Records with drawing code
· · · · · · ·

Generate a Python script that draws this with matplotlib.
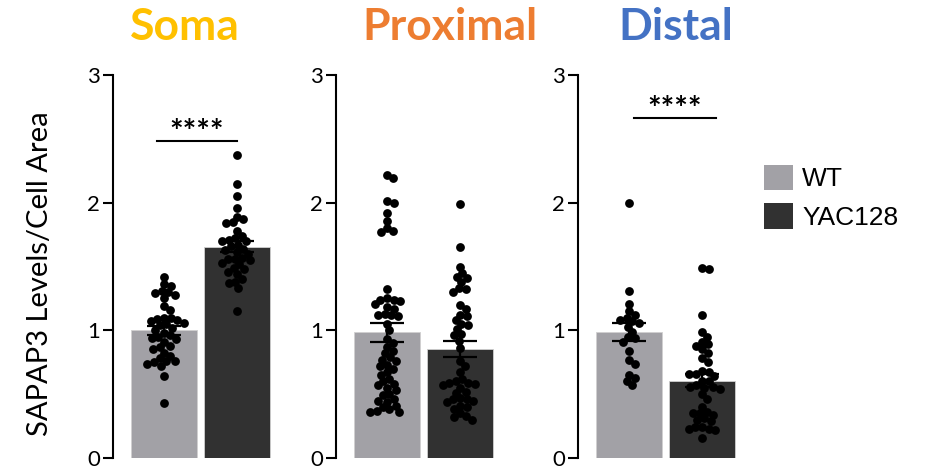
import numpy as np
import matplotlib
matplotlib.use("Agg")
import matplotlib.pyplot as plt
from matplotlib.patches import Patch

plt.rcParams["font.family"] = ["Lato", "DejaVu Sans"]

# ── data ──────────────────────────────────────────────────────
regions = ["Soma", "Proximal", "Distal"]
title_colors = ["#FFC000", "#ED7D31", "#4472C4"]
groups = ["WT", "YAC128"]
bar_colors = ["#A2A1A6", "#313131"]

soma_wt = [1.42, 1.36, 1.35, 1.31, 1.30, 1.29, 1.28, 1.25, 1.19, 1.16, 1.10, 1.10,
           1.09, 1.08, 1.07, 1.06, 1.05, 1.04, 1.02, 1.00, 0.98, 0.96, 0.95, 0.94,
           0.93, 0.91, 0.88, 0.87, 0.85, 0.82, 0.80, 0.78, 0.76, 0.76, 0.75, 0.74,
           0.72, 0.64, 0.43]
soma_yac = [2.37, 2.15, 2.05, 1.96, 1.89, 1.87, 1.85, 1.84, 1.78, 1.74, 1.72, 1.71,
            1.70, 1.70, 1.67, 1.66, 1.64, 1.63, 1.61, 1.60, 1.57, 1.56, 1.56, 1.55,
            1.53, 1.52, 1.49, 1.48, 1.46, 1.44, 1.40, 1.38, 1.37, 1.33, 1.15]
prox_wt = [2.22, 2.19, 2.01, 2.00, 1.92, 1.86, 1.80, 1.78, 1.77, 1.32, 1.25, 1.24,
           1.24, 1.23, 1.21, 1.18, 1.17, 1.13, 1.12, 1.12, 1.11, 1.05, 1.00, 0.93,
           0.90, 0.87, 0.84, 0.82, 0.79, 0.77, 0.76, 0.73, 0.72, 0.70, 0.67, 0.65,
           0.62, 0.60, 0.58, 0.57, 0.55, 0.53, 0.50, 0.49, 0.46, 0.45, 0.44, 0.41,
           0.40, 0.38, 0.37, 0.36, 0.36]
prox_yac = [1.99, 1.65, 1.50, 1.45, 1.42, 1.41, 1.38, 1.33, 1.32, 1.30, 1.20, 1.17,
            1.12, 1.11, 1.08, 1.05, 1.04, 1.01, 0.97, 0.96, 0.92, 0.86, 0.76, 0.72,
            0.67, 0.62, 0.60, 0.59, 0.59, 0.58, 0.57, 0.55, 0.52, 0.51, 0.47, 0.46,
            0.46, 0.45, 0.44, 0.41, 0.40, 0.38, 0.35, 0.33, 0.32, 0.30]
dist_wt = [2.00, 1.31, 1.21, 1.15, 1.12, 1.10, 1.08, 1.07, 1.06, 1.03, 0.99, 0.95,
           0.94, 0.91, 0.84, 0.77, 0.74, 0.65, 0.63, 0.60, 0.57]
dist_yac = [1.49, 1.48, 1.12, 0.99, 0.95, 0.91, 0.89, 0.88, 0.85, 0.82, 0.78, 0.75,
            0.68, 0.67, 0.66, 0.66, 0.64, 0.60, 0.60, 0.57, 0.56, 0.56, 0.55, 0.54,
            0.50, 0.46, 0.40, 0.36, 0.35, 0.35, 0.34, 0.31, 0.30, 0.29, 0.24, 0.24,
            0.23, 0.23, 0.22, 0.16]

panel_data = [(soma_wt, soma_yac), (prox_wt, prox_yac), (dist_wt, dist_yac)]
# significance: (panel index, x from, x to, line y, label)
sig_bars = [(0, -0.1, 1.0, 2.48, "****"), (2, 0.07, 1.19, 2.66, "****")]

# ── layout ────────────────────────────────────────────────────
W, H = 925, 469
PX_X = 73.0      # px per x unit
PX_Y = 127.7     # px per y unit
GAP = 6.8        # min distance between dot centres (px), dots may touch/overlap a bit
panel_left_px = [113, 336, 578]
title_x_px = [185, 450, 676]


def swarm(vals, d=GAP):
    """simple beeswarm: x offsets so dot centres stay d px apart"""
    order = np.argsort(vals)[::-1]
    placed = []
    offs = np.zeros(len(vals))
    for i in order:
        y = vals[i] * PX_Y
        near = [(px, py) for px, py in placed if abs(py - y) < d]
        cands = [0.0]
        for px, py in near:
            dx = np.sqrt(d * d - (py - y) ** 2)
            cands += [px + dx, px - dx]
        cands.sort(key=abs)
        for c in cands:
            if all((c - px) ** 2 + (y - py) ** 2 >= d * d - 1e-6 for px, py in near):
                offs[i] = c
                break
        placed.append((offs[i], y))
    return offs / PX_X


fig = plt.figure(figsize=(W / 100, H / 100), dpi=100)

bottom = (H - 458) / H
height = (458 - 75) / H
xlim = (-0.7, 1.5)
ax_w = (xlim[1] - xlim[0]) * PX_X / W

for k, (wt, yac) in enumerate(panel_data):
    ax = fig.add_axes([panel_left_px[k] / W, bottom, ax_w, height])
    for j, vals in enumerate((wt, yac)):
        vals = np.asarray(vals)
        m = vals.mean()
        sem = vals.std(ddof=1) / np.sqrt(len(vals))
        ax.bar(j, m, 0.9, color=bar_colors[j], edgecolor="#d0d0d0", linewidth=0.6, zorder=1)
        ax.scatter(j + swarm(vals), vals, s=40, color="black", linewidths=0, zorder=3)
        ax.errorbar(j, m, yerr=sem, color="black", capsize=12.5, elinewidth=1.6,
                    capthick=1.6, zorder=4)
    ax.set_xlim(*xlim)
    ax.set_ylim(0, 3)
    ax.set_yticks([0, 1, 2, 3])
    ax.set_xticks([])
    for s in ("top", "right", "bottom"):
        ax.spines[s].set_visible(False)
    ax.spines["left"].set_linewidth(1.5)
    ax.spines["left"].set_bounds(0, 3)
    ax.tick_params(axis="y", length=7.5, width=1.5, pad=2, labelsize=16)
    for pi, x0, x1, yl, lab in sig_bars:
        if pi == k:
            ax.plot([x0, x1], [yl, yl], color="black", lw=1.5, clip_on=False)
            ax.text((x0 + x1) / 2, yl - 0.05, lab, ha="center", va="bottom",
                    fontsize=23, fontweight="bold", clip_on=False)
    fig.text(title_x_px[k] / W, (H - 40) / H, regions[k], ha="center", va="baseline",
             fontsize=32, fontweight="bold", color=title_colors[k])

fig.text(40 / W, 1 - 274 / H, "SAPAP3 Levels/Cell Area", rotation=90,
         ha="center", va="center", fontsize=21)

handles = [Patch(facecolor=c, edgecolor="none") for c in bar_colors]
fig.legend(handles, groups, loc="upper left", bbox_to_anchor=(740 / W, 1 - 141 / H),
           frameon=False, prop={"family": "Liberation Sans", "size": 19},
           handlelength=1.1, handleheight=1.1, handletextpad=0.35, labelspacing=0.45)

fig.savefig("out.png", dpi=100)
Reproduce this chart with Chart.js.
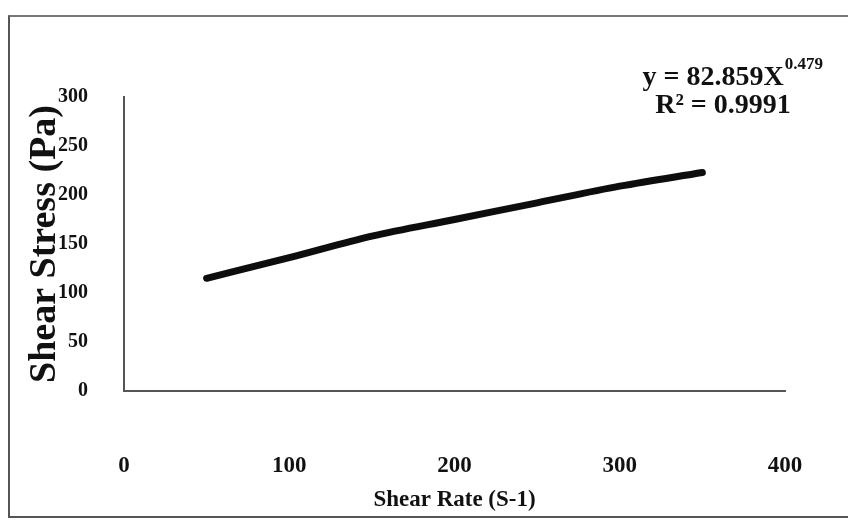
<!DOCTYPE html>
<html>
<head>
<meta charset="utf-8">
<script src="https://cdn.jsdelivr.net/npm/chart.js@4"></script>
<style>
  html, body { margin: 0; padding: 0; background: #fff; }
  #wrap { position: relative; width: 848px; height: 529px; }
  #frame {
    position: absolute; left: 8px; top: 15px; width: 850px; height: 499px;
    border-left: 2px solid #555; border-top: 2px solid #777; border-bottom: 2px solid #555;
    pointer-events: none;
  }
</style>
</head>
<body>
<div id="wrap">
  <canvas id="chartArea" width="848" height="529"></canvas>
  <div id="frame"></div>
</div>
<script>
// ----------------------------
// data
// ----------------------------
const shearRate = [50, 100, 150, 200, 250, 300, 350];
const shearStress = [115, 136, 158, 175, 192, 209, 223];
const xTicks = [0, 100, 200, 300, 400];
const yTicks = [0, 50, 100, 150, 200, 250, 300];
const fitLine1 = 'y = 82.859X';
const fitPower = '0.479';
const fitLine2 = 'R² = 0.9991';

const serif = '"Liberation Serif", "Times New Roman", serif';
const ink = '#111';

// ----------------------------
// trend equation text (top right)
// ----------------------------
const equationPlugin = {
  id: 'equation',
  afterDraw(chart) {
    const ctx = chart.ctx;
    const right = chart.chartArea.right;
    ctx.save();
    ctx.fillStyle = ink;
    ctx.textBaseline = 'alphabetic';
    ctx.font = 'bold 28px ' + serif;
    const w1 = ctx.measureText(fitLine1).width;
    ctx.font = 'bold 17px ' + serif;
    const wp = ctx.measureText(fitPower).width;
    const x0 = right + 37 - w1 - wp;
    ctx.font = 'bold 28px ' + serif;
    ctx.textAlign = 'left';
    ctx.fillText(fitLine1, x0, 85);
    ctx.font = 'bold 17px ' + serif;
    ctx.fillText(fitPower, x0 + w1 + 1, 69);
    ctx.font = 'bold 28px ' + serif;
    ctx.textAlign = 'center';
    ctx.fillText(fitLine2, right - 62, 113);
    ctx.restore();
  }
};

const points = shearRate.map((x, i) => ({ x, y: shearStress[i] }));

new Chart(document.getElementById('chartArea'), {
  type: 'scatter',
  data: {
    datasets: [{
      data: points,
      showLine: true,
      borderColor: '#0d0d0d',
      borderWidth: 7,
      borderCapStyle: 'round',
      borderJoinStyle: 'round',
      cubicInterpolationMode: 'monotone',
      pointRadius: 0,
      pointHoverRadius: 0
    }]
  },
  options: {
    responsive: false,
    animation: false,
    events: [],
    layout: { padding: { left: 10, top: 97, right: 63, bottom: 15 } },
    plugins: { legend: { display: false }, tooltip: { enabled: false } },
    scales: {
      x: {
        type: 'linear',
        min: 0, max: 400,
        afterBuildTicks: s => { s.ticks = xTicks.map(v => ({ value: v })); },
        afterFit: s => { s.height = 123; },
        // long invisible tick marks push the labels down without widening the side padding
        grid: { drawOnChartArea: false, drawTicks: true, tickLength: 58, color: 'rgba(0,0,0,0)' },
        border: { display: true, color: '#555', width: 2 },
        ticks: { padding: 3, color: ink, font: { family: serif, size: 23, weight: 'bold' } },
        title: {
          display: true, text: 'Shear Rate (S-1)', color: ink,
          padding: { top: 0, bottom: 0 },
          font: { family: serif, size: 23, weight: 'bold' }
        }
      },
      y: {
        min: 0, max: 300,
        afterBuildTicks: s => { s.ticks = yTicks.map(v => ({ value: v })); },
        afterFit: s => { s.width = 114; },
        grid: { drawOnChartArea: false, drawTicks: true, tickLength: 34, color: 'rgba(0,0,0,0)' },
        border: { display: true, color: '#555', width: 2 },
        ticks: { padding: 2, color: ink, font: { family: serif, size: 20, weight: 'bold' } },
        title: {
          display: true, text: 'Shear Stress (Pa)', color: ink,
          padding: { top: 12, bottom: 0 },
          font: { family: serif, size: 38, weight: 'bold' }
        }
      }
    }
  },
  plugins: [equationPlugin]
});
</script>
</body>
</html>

· · · · · · ·

_Exercise description_
Above are the records. Copy only the lines from the one with "Reproduce this chart with Chart.js." through the one with "const points = shearRate.map((x, i)", exactly, with no pictures.

_Answer to this problem_
Reproduce this chart with Chart.js.
<!DOCTYPE html>
<html>
<head>
<meta charset="utf-8">
<script src="https://cdn.jsdelivr.net/npm/chart.js@4"></script>
<style>
  html, body { margin: 0; padding: 0; background: #fff; }
  #wrap { position: relative; width: 848px; height: 529px; }
  #frame {
    position: absolute; left: 8px; top: 15px; width: 850px; height: 499px;
    border-left: 2px solid #555; border-top: 2px solid #777; border-bottom: 2px solid #555;
    pointer-events: none;
  }
</style>
</head>
<body>
<div id="wrap">
  <canvas id="chartArea" width="848" height="529"></canvas>
  <div id="frame"></div>
</div>
<script>
// ----------------------------
// data
// ----------------------------
const shearRate = [50, 100, 150, 200, 250, 300, 350];
const shearStress = [115, 136, 158, 175, 192, 209, 223];
const xTicks = [0, 100, 200, 300, 400];
const yTicks = [0, 50, 100, 150, 200, 250, 300];
const fitLine1 = 'y = 82.859X';
const fitPower = '0.479';
const fitLine2 = 'R² = 0.9991';

const serif = '"Liberation Serif", "Times New Roman", serif';
const ink = '#111';

// ----------------------------
// trend equation text (top right)
// ----------------------------
const equationPlugin = {
  id: 'equation',
  afterDraw(chart) {
    const ctx = chart.ctx;
    const right = chart.chartArea.right;
    ctx.save();
    ctx.fillStyle = ink;
    ctx.textBaseline = 'alphabetic';
    ctx.font = 'bold 28px ' + serif;
    const w1 = ctx.measureText(fitLine1).width;
    ctx.font = 'bold 17px ' + serif;
    const wp = ctx.measureText(fitPower).width;
    const x0 = right + 37 - w1 - wp;
    ctx.font = 'bold 28px ' + serif;
    ctx.textAlign = 'left';
    ctx.fillText(fitLine1, x0, 85);
    ctx.font = 'bold 17px ' + serif;
    ctx.fillText(fitPower, x0 + w1 + 1, 69);
    ctx.font = 'bold 28px ' + serif;
    ctx.textAlign = 'center';
    ctx.fillText(fitLine2, right - 62, 113);
    ctx.restore();
  }
};

const points = shearRate.map((x, i) => ({ x, y: shearStress[i] }));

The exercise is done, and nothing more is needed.